The 5,000 tonne HMS Protector provides a UK sovereign presence in the Antarctic and conducts inspections, hydrographic charting and scientific research. The man in charge, Captain Rhett Hatcher, was born in Bulawayo, Rhodesia, and attended grammar school in Somerset before joining Britannia Royal Naval College, Dartmouth, in 1985.
Artist Jackie Kidd lives in Woodbury Salterton, in East Devon. She was invited to paint PEG because the Zoo was so pleased with her work on interpretation panels for the new coati enclosure. The task took her a week and was completed in her kitchen studio. She used ordinary acrylic paint; the model - which is 77cm tall and 76cm long - was then varnished at the Zoo before setting sail.
Jackie said: “This has been a fabulous opportunity for me to create a piece of artwork to showcase Living Coasts and highlight the EAZA Pole to Pole campaign. I made her a member of the exploration team. Polar Explorer Gorilla became one of the crew of HMS Protector and will encounter many adventures on her journey along with her shipmates.

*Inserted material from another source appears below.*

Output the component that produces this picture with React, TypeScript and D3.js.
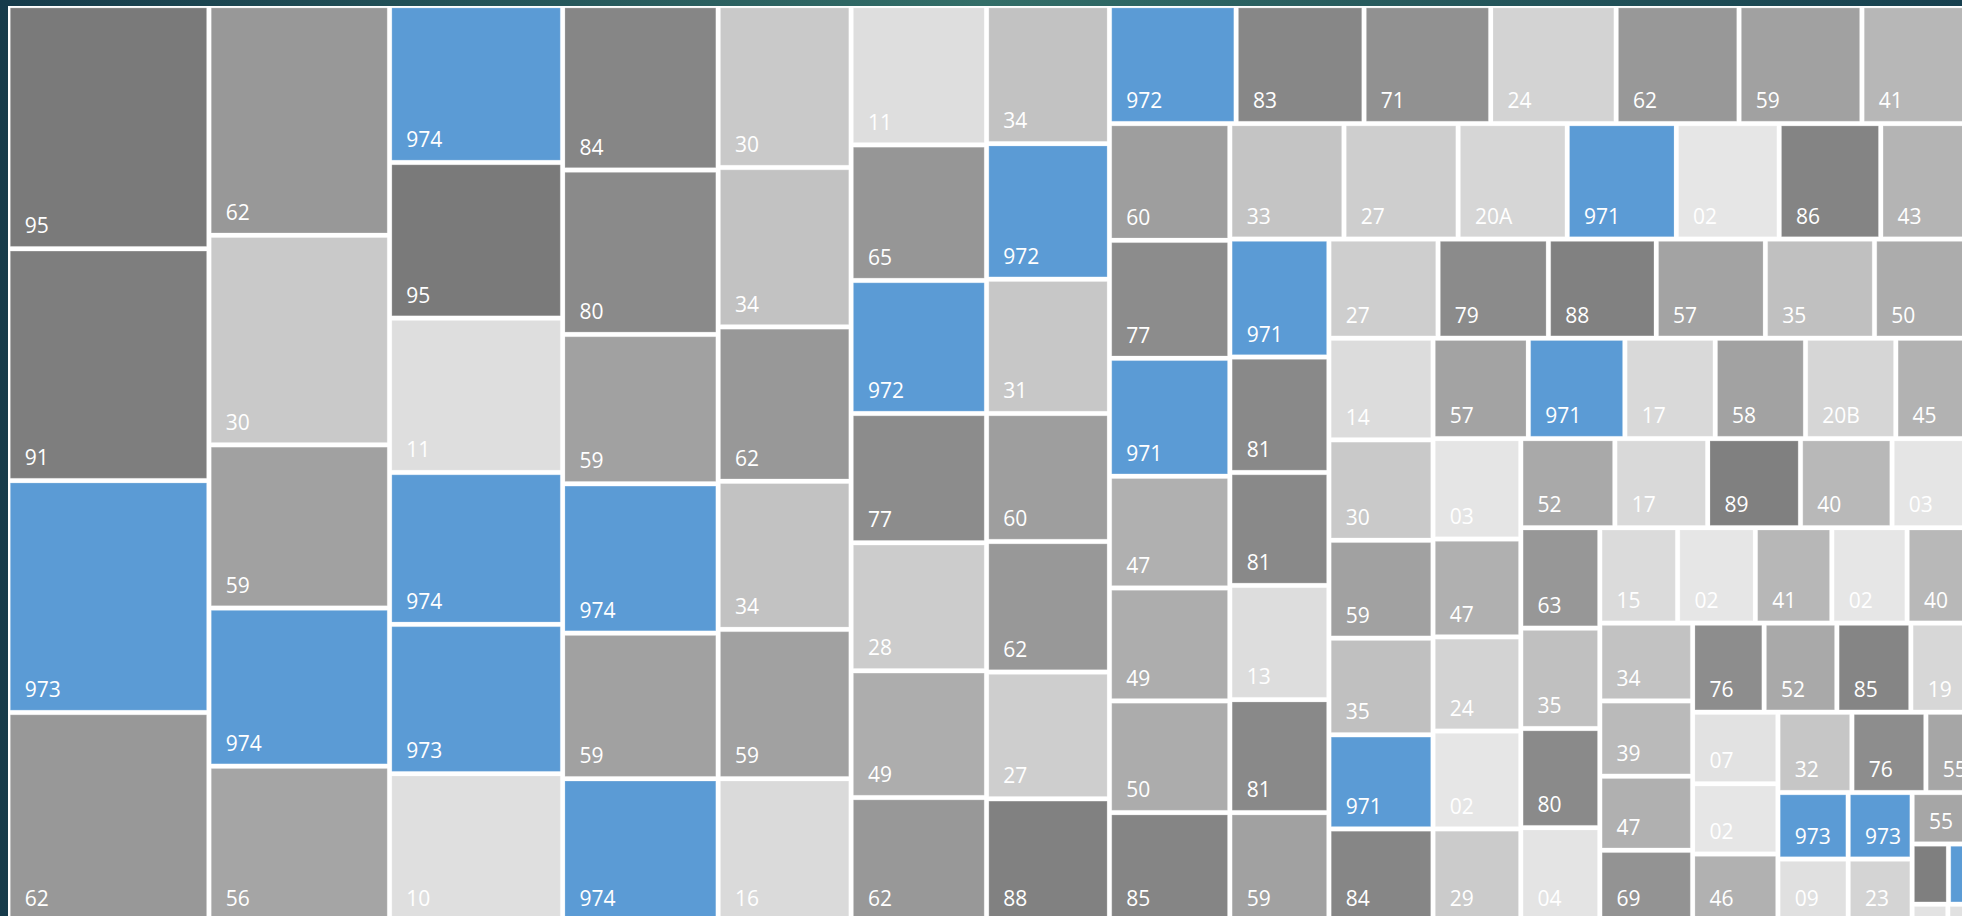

“The artwork also features the many penguins that inhabit the Antarctic region, some of which are struggling with changes to climate that are affecting the environment they rely on. I hope that this inspirational and unusual piece of work will aid the EAZA campaign to protect biodiversity and generate collective action in Zoo visitors.”
The design includes a macaroni penguin, a species that can be seen at Living Coasts. The deployment, including a round trip of almost 20,000 miles, lasts for 20 months.